In his engaging novel, The Weaver’s Scar, Brian Crawford introduces young readers to the 1994 Rwandan genocide through the eyes of a young boy called Faustin. Faustin leads a normal life in the village of Inkovu where he lives with his father, mother, and older brother. He loves to run and enjoys playing soccer with his friends. However, his life is overshadowed by dark family secrets that he does not understand – secrets that seem to be at the core of his father’s unreasonable rules in imposing who Faustin’s friends should be and the fun activities in which he should engage.
Faustin begins to understand his father when divisions between Hutus and Tutsis are emphasized at school by his teachers and when he starts to face hostility from his former friends on the soccer field. As the genocide events unfold, Faustin discovers what caused his father’s disability, experiences the cruelty of his teachers, and witnesses the unbelievable horror as neighbors turn against each other.
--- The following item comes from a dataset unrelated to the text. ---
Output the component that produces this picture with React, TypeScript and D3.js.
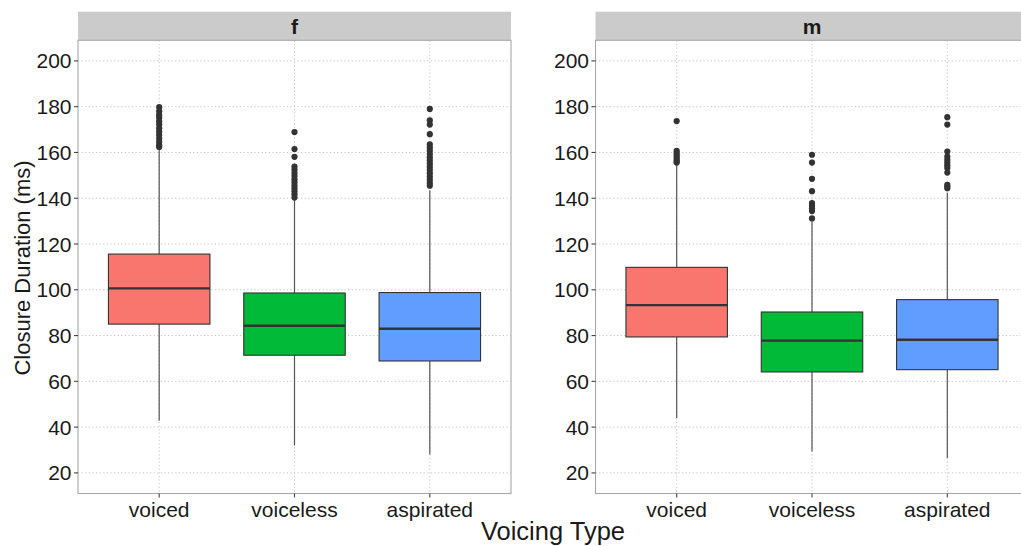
import React from "react";
import * as d3 from "d3";

const categories = ["voiced", "voiceless", "aspirated"];
const panels = ["f", "m"];
const colors = ["#F8766D", "#00BA38", "#619CFF"];
const yTicks = [20, 40, 60, 80, 100, 120, 140, 160, 180, 200];

// [lowerWhisker, q1, median, q3, upperWhisker] per panel per category
const statsF = [
  [42.8, 85.0, 100.6, 115.6, 161.5],
  [32.0, 71.4, 84.3, 98.6, 139.5],
  [28.0, 68.9, 83.0, 98.8, 143.5],
];
const statsM = [
  [44.0, 79.4, 93.3, 109.8, 155.0],
  [29.4, 64.1, 77.8, 90.3, 129.8],
  [26.5, 65.1, 78.2, 95.7, 142.4],
];

const outliersF = [
  [179.8, 178, 176.4, 175.2, 173.6, 172.3, 170.6, 169.1, 167.6, 166.1, 164.6, 163.2, 162.4],
  [168.9, 161.5, 158.1, 153.8, 152.4, 151, 149.7, 148.3, 147, 145.6, 144.3, 143, 141.7, 140.3],
  [179, 174, 172.2, 168, 163.5, 162.1, 160.7, 159.3, 157.9, 156.5, 155.1, 153.7, 152.3, 150.9, 149.5, 148.1, 146.7, 145.5],
];
const outliersM = [
  [173.7, 160.7, 159.7, 158.7, 157.8, 156.9, 156.0, 155.6],
  [159, 155.6, 148.5, 143.1, 137.9, 136.8, 135.6, 134.4, 131.2],
  [175.4, 172.2, 160.4, 158.2, 156.8, 155.6, 154.4, 153.2, 151.2, 145.9, 145.1, 144.4],
];

const panelStats = [statsF, statsM];
const panelOutliers = [outliersF, outliersM];

const W = 1021;
const H = 546;
const panelLefts = [78, 595.5];
const panelWidth = 433;
const panelTop = 40.3;
const panelBottom = 493.5;
const stripTop = 11.7;
const font = "'Liberation Sans', Arial, Helvetica, sans-serif";

export default function App() {
  const y = d3.scaleLinear().domain([11, 209]).range([panelBottom, panelTop]);

  return (
    <svg
      width={W}
      height={H}
      style={{ position: "absolute", left: 0, top: 0, background: "#fff" }}
      fontFamily={font}
    >
      <defs>
        {panels.map((p, pi) => (
          <clipPath id={`clip-${p}`} key={p}>
            <rect x={panelLefts[pi]} y={panelTop} width={panelWidth} height={panelBottom - panelTop} />
          </clipPath>
        ))}
      </defs>
      {panels.map((p, pi) => {
        const left = panelLefts[pi];
        const x = d3
          .scalePoint<string>()
          .domain(categories)
          .range([left, left + panelWidth])
          .padding(0.6);
        const step = x.step();
        const bw = step * 0.75;
        const stats = panelStats[pi];
        const outs = panelOutliers[pi];
        return (
          <g key={p}>
            <rect x={left} y={stripTop} width={panelWidth} height={panelTop - stripTop} fill="#cbcbcb" />
            <text
              x={left + panelWidth / 2}
              y={(stripTop + panelTop) / 2}
              dy="0.36em"
              textAnchor="middle"
              fontSize={21}
              fontWeight="bold"
              fill="#1a1a1a"
            >
              {p}
            </text>
            <g clipPath={`url(#clip-${p})`}>
              {yTicks.map((t) => (
                <line
                  key={t}
                  x1={left}
                  x2={left + panelWidth}
                  y1={y(t)}
                  y2={y(t)}
                  stroke="#c4c4c4"
                  strokeWidth={1}
                  strokeDasharray="1.2,2.4"
                />
              ))}
              {categories.map((c) => (
                <line
                  key={c}
                  x1={x(c)}
                  x2={x(c)}
                  y1={panelTop}
                  y2={panelBottom}
                  stroke="#c4c4c4"
                  strokeWidth={1}
                  strokeDasharray="1.2,2.4"
                />
              ))}
              {categories.map((c, ci) => {
                const [lo, q1, med, q3, hi] = stats[ci];
                const cx = x(c) as number;
                return (
                  <g key={c}>
                    <line x1={cx} x2={cx} y1={y(hi)} y2={y(q3)} stroke="#555" strokeWidth={1.2} />
                    <line x1={cx} x2={cx} y1={y(q1)} y2={y(lo)} stroke="#555" strokeWidth={1.2} />
                    <rect
                      x={cx - bw / 2}
                      y={y(q3)}
                      width={bw}
                      height={y(q1) - y(q3)}
                      fill={colors[ci]}
                      stroke="#333"
                      strokeWidth={1.1}
                    />
                    <line
                      x1={cx - bw / 2}
                      x2={cx + bw / 2}
                      y1={y(med)}
                      y2={y(med)}
                      stroke="#333"
                      strokeWidth={2.4}
                    />
                    {outs[ci].map((v, i) => (
                      <circle key={i} cx={cx} cy={y(v)} r={3.1} fill="#333" />
                    ))}
                  </g>
                );
              })}
            </g>
            <rect
              x={left}
              y={panelTop}
              width={panelWidth}
              height={panelBottom - panelTop}
              fill="none"
              stroke="#a8a8a8"
              strokeWidth={1.1}
            />
            {yTicks.map((t) => (
              <g key={t}>
                <line x1={left - 4} x2={left} y1={y(t)} y2={y(t)} stroke="#444" strokeWidth={1.1} />
                <text
                  x={left - 6.5}
                  y={y(t)}
                  dy="0.36em"
                  textAnchor="end"
                  fontSize={21}
                  fill="#1a1a1a"
                >
                  {t}
                </text>
              </g>
            ))}
            {categories.map((c) => (
              <g key={c}>
                <line x1={x(c)} x2={x(c)} y1={panelBottom} y2={panelBottom + 4} stroke="#444" strokeWidth={1.1} />
                <text x={x(c)} y={516.7} textAnchor="middle" fontSize={21} fill="#1a1a1a">
                  {c}
                </text>
              </g>
            ))}
          </g>
        );
      })}
      <text x={553} y={540} textAnchor="middle" fontSize={25.5} fill="#1a1a1a">
        Voicing Type
      </text>
      <text
        transform={`translate(30,268) rotate(-90)`}
        textAnchor="middle"
        fontSize={22}
        fill="#1a1a1a"
      >
        Closure Duration (ms)
      </text>
    </svg>
  );
}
As a wave of killings ensues Faustin’s own life depends on the unlikely devotion of a family enemy, someone he cannot fully trust.
Though a fictional story, Crawford strikes a great balance in the telling of the hostilities between Tutsis and Hutus during the genocide, a balance that is not usually captivated in mainstream literature. Above the backdrop of this subject, his story brings out a boy’s strained relationship with his father, the power of friendship and the redemptive hope of achieving one’s dreams – story lines that young readers can relate to.
The downside of this book is that it contains horrific scenes that younger and more sensitive readers may find disturbing. Additionally, the concept of “tribes” is currently shunned in the Rwandan community in an effort to cement relationships and prevent hostilities arising from “tribalism,” this point is missing in the book and may be crucial for foreign readers as they try to grasp the context – past and present, of the Rwandan genocide. Moreover, for those who understand Kinyarwanda, the language is sometimes too formal for a conversation between two young boys, conveying a certain degree of respect that is usually reserved for instances when someone is speaking to an older person.
I recommend this book for brave young readers who are ready to explore a complex issue from the view point of a peer.